To live without a car is easy
As you can see from my example, one is not immobile without a car. Living a car-free life is easy. The only difficult part is the transition when you are used to the car and have set up your life depending on it.
Going car-free in smaller communities, without functioning public transportation, often seems impossible. Especially with a family, which I can imagine, giving up the car in the countryside is a big challenge at first. It requires a change in everyday shopping and mobility behavior. If you are used to a car you can hardly imagine how they can transport heavy loads or bring their bulk purchases home.
So, is car-free living remotely possible?
Yes, it works very well. If you don’t go to the mall once a week, but instead make smaller purchases around the corner several times a week. This way you can get by very well with a bicycle (and a trailer if necessary). You can transport smaller quantities in a backpack. So that you can also use possible public transport. And cover short distances on foot.
In the meantime, there are also many different ways to have access to a car. Even without your own one in front of your door, if necessary. Besides traditional car rental and car sharing services, newer variants offer flexible solutions. Young people and families on a budget can’t always afford to use public transport. Especially on long-distance trips that are not doable by bicycle or on foot.
What about car-free holidays?
I am aware that vacations are an issue for many.

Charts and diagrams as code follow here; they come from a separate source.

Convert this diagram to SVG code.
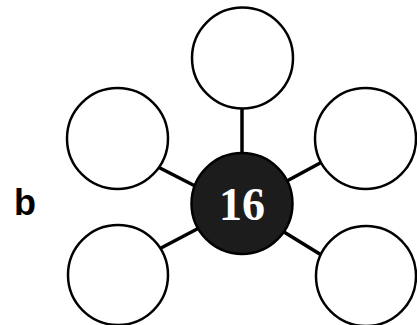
<svg xmlns="http://www.w3.org/2000/svg" width="417" height="325" viewBox="0 0 417 325">
<style>
.c{fill:#fff;stroke:#000;stroke-width:2.5}
.hub{fill:#1c1c1c;stroke:#000;stroke-width:2.5}
.ln{stroke:#000;stroke-width:3.5;fill:none}
.num{font-family:"Liberation Serif",serif;font-weight:bold;font-size:46px;fill:#fff;text-anchor:middle}
.lbl{font-family:"Liberation Sans",sans-serif;font-weight:bold;font-size:36px;fill:#000}
</style>
<rect width="417" height="325" fill="#fff"/>
<g id="connectors">
<line class="ln" x1="242" y1="108" x2="242" y2="156"/>
<line class="ln" x1="158" y1="167" x2="199" y2="188"/>
<line class="ln" x1="285" y1="182" x2="322" y2="162"/>
<line class="ln" x1="161" y1="248" x2="199" y2="228"/>
<line class="ln" x1="284" y1="232" x2="323" y2="256"/>
</g>
<g id="node-top"><circle class="c" cx="242.5" cy="58" r="50.5"/></g>
<g id="node-upper-left"><circle class="c" cx="117.5" cy="138.5" r="50.5"/></g>
<g id="node-upper-right"><circle class="c" cx="365.5" cy="138.5" r="50.5"/></g>
<g id="node-lower-left"><circle class="c" cx="118" cy="275" r="50"/></g>
<g id="node-lower-right"><circle class="c" cx="366" cy="276" r="50"/></g>
<g id="node-center">
<circle class="hub" cx="242" cy="203.5" r="50.5"/>
<text class="num" x="242" y="220">16</text>
</g>
<g id="label-b"><text class="lbl" x="14" y="215">b</text></g>
</svg>
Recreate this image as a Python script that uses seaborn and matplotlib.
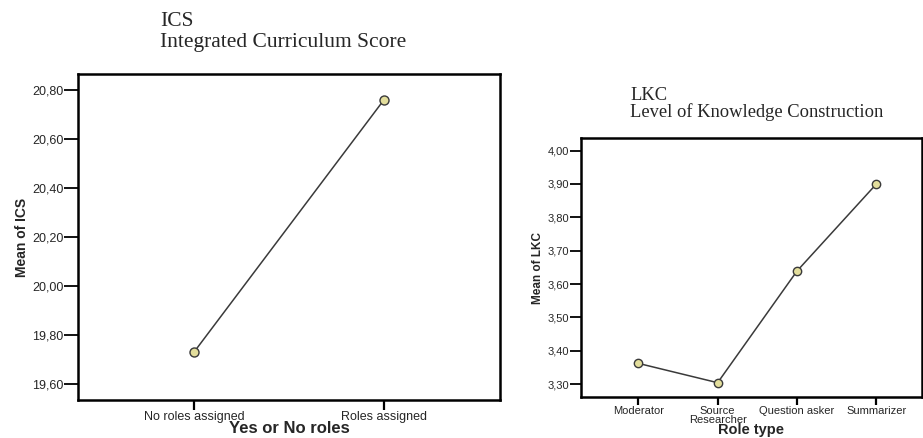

Not all people spend their free time and travel car-free and only walking or biking like me.
But some things on a car-free regular vacation will turn out to be an advantage. It’s easy to get to know people on public transportation. And children usually like train rides better than sitting still in the car for long periods of time.
And a hiker arriving by train can also get back on the train at a completely different station. While the car driver has to return to the parked car. If one wants to still make a vacation with a car, rented ones are a good option.
Car-free living is possible!
Very well even! And to live without a car is even fun. The voluntary self-restriction may appear at the beginning laborious. And now and then connected with one or other personal inconvenience. But those who have tried it appreciate the perspectives beyond the fast lane.
What are your experiences of life without a car? As a family? In the country? In the wilderness? I’m curious to hear your car-free life story, let me know!
Really interesting post Barbara! We tend to be so set in our habits that the step you have taken (had to take!!) would seem insurmountable to most people. Best of luck with your carfree life. / Anna
Maybe I even can say one day, that I was forced to my persistent happy car-free life!
I imagine not having a car when you live remote is a far bigger challenge, compared to being without a car in a city, or small town. I choose to sell my car three years ago, as an experiment. I am a single mom with two children. Since then we’ve moved to a small town with great public transportation, and invested in good bikes. My preferred method off transportation is by bike (I use my mountainbike every day,) walking, or taking the bus. When we go on vacation we’ll take the train. My backup is our towns carpool, but I have not had any needs to use it yet. I enjoyed your post, since my dream is to move out to the countryside again at some point, to be able to have bigger garden. I have to say that in my town it is not hard at all to be without a car. Some things you have to plan beforehand, but you get use to that. I order groceries for home delivery once a month (all the heavy stuff,) and get the fresh produce locally at the nearest grocery stor, or farmers market. In the spring/summer I grow a lot of vegetables myself as well. Best of luck with your decision about the car in the future. Thanks for a great post!